IBM®’s business model may be steadily shifting towards hosted applications but traditional on-site licensing still accounts for a significant proportion of their annual revenue. Even more important to IBM® income however are the add-ons that accompany each license. Annual maintenance contracts, or “annuities” as IBM® calls them are the true gold – which is why your IBM® account manager pushes so hard for your signature come renewal time.

Unfortunately for IBM® shareholders, customers (especially the larger ones) only typically review their maintenance agreements when they approach expiry - every one, three or five years. 

IBM® software audits as a revenue creation tool

With a business model based on shifting volumes of stock, how can IBM® sell more maintenance contracts? By selling more licenses to existing customers obviously. But what if you have no plans for an upgrade? 

That’s where an IBM® audit comes into play. By sending auditors on site, IBM® has a golden opportunity to check for a license count shortage and then sell you new ones to make up for the shortfall. More importantly still, each of these new licenses must then be added to a maintenance contract, tying you to IBM® support for another possible three to five years.

Most likely, this new support contract will not run alongside your existing agreement. Instead it is likely to exist independently. Which helps to increase the amount of cash rolling into Big Blue. 

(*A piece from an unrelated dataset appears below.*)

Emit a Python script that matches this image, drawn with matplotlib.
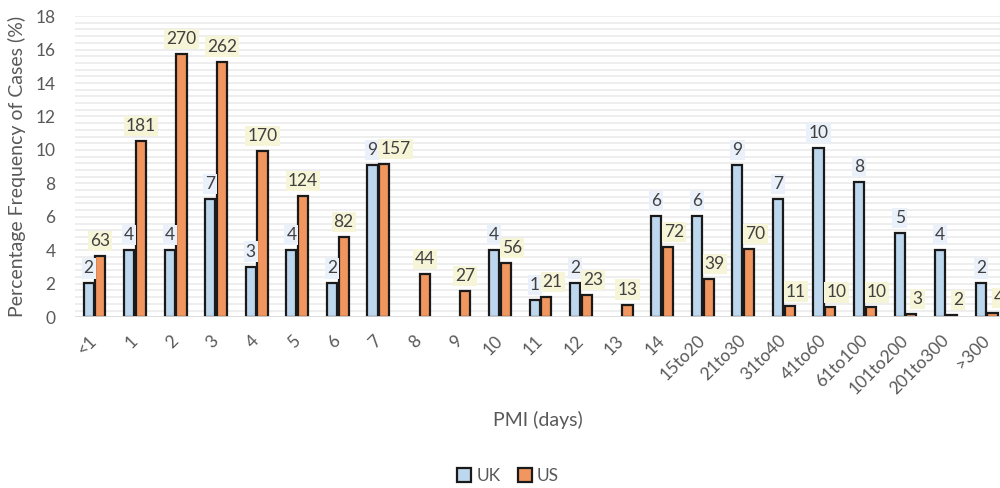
import matplotlib
matplotlib.use("Agg")
import matplotlib.pyplot as plt
import numpy as np
from matplotlib.patches import Patch

# Post-mortem interval categories
categories = ["<1", "1", "2", "3", "4", "5", "6", "7", "8", "9", "10", "11", "12",
              "13", "14", "15to20", "21to30", "31to40", "41to60", "61to100",
              "101to200", "201to300", ">300"]

# Number of cases per category
uk_counts = [2, 4, 4, 7, 3, 4, 2, 9, 0, 0, 4, 1, 2, 0, 6, 6, 9, 7, 10, 8, 5, 4, 2]
us_counts = [63, 181, 270, 262, 170, 124, 82, 157, 44, 27, 56, 21, 23, 13, 72, 39,
             70, 11, 10, 10, 3, 2, 4]

y_ticks = [0, 2, 4, 6, 8, 10, 12, 14, 16, 18]

uk_pct = np.array(uk_counts) / sum(uk_counts) * 100
us_pct = np.array(us_counts) / sum(us_counts) * 100

plt.rcParams["font.family"] = ["Lato", "DejaVu Sans"]

UK_COLOR = "#BDD7EE"
US_COLOR = "#F0965E"
UK_BOX = "#EAF1FA"
US_BOX = "#F7F5D7"
EDGE = "#1a1a1a"
TEXT = "#595959"
LABEL = "#404040"

fig = plt.figure(figsize=(10, 4.88), dpi=100)
ax = fig.add_axes([0.075, 0.350, 0.925, 0.617])

x = np.arange(len(categories))
w = 0.25
off = 0.145

uk_edges = [EDGE if c > 0 else "none" for c in uk_counts]
us_edges = [EDGE if c > 0 else "none" for c in us_counts]
ax.bar(x - off, uk_pct, width=w, color=UK_COLOR, edgecolor=uk_edges,
       linewidth=1.6, zorder=3)
ax.bar(x + off, us_pct, width=w, color=US_COLOR, edgecolor=us_edges,
       linewidth=1.6, zorder=3)

ax.set_xlim(-0.48, 22.33)
ax.set_ylim(0, 18)

# Fine horizontal grid
for g in np.arange(0.4, 18.01, 0.4):
    ax.axhline(g, color="#EDEDED", linewidth=1.3, zorder=0)
ax.axhline(0, color="#D9D9D9", linewidth=2, zorder=4)

for s in ax.spines.values():
    s.set_visible(False)

ax.set_yticks(y_ticks)
ax.set_yticklabels([str(t) for t in y_ticks], fontsize=12.5, color=TEXT)
ax.tick_params(axis="y", length=0, pad=14)

ax.set_xticks(x)
ax.set_xticklabels(categories, rotation=45, ha="right", va="center",
                   rotation_mode="anchor", fontsize=12.5, color=TEXT)
ax.tick_params(axis="x", length=0, pad=15)

ax.set_ylabel("Percentage Frequency of Cases (%)", fontsize=14, color=TEXT,
              labelpad=7)
ax.set_xlabel("PMI (days)", fontsize=14, color=TEXT, labelpad=10)

# Count labels above bars
for i in range(len(categories)):
    if uk_counts[i] > 0:
        ax.annotate(str(uk_counts[i]), (x[i] - off, uk_pct[i]),
                    xytext=(0, 5), textcoords="offset points",
                    ha="center", va="bottom", fontsize=12.5, color=LABEL,
                    bbox=dict(boxstyle="square,pad=0.12", fc=UK_BOX, ec="none"),
                    zorder=5)
    if us_counts[i] > 0:
        dx = 0
        if uk_counts[i] > 0 and (uk_pct[i] > us_pct[i] - 1.5):
            dx = 8 if len(str(us_counts[i])) >= 3 else 4.5
        ax.annotate(str(us_counts[i]), (x[i] + off, us_pct[i]),
                    xytext=(dx, 5), textcoords="offset points",
                    ha="center", va="bottom", fontsize=12.5, color=LABEL,
                    bbox=dict(boxstyle="square,pad=0.12", fc=US_BOX, ec="none"),
                    zorder=5)

handles = [Patch(facecolor=UK_COLOR, edgecolor=EDGE, linewidth=1.6, label="UK"),
           Patch(facecolor=US_COLOR, edgecolor=EDGE, linewidth=1.6, label="US")]
fig.legend(handles=handles, loc="center", bbox_to_anchor=(0.508, 0.025), ncol=2,
           frameon=False, fontsize=12.5, labelcolor=TEXT, handlelength=0.8,
           handleheight=0.9, handletextpad=0.3, columnspacing=1.0)

fig.savefig("out.png", dpi=100)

A major headache for legacy software owners

If an IBM® audit identifies a legitimate shortfall in licenses, it is absolutely right that your business makes up the difference. But what happens when the shortfall is related to a legacy system that no longer plays a role in line-of-business operations? Especially one that is due to be retired? 

It is possible that you hold unused licenses somewhere in the organisation. If your business has completed a merger or acquisition for instance, the subsidiary company may have records that are yet to be merged with your own. You access the Passport Advantage account for each site to double-check – the IBM® audit team will possibly overlook this factor when carrying out their own license count.

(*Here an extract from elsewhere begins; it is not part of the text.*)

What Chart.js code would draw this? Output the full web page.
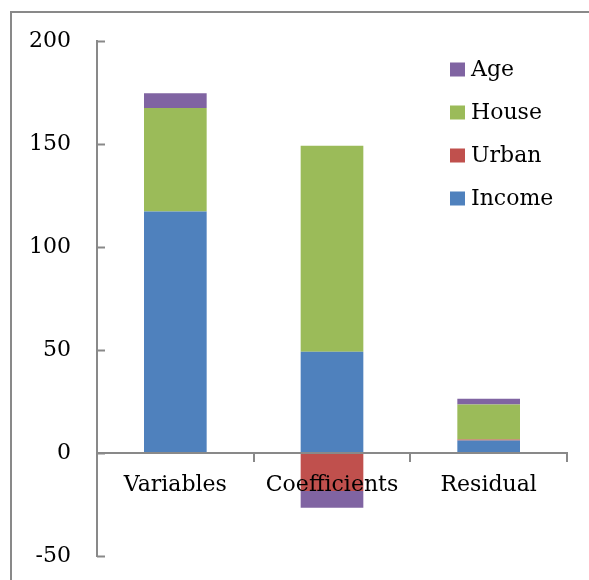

If there is still a shortfall, you will have to bite the bullet and buy the licenses – even if the system is being retired within the next six months. But you should not be sucked into the IBM® maintenance trap. IBM® will not offer you a temporary support agreement, the shortest term you can obtain will be twelve months. Which means that your business will be paying for six months support it doesn’t need and will never use. 

Making the most of an IBM® software audit

When it comes to legacy IBM® applications, it makes little sense to pay a premium for OEM support – particularly when the system is due to be retired imminently. Far more effective for your business will be a flexible support agreement with an IBM® third party support provider like Origina. 

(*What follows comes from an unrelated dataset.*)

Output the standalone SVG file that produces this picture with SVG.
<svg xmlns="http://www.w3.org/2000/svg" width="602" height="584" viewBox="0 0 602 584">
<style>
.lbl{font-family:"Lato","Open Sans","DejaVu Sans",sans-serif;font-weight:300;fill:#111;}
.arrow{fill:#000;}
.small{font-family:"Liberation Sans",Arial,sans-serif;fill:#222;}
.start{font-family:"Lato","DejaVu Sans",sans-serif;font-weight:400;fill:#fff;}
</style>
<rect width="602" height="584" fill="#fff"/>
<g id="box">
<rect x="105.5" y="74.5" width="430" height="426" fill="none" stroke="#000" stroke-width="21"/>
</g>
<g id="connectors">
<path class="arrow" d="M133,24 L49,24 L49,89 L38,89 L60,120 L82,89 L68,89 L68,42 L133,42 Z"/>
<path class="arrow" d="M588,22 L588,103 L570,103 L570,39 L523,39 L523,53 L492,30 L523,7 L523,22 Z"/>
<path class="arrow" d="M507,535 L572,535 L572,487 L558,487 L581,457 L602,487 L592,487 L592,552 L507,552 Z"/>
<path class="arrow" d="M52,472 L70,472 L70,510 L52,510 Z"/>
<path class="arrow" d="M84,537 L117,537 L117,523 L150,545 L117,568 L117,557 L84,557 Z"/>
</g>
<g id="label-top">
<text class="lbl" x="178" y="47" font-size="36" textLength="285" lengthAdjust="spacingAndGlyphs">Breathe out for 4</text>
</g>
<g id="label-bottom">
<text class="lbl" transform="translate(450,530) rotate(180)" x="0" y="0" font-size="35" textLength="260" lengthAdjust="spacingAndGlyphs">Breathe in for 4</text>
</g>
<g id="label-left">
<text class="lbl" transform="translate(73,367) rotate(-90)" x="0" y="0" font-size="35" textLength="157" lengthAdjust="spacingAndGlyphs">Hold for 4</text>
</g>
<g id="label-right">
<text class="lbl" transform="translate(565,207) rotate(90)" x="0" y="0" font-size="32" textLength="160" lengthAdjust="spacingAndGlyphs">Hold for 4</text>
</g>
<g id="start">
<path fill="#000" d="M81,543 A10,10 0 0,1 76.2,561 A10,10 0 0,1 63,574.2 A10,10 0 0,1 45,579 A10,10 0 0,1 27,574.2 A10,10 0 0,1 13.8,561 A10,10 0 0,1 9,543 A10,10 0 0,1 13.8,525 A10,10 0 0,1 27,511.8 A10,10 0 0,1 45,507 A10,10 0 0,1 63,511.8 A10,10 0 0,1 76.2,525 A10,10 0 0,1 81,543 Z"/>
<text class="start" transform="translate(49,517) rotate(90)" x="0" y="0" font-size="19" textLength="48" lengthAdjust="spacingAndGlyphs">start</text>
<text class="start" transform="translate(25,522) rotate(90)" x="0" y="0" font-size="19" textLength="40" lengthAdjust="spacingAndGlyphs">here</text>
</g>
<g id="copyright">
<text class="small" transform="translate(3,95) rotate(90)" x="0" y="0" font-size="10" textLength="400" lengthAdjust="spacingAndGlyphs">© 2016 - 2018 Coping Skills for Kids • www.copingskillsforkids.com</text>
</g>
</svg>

We can offer a short-term maintenance contract that is not only cheaper, but which ends when you stop using the system in question. This immediately gives you greater control over your infrastructure. 

An agreement with Origina also offers some protections in the event of a failed IBM® audit. If you are found to have insufficient licenses in place, Origina will not charge any extra to add them to your existing maintenance contract. Obviously you will still have to pay IBM® for new licenses, but there will be no corresponding increase in maintenance costs.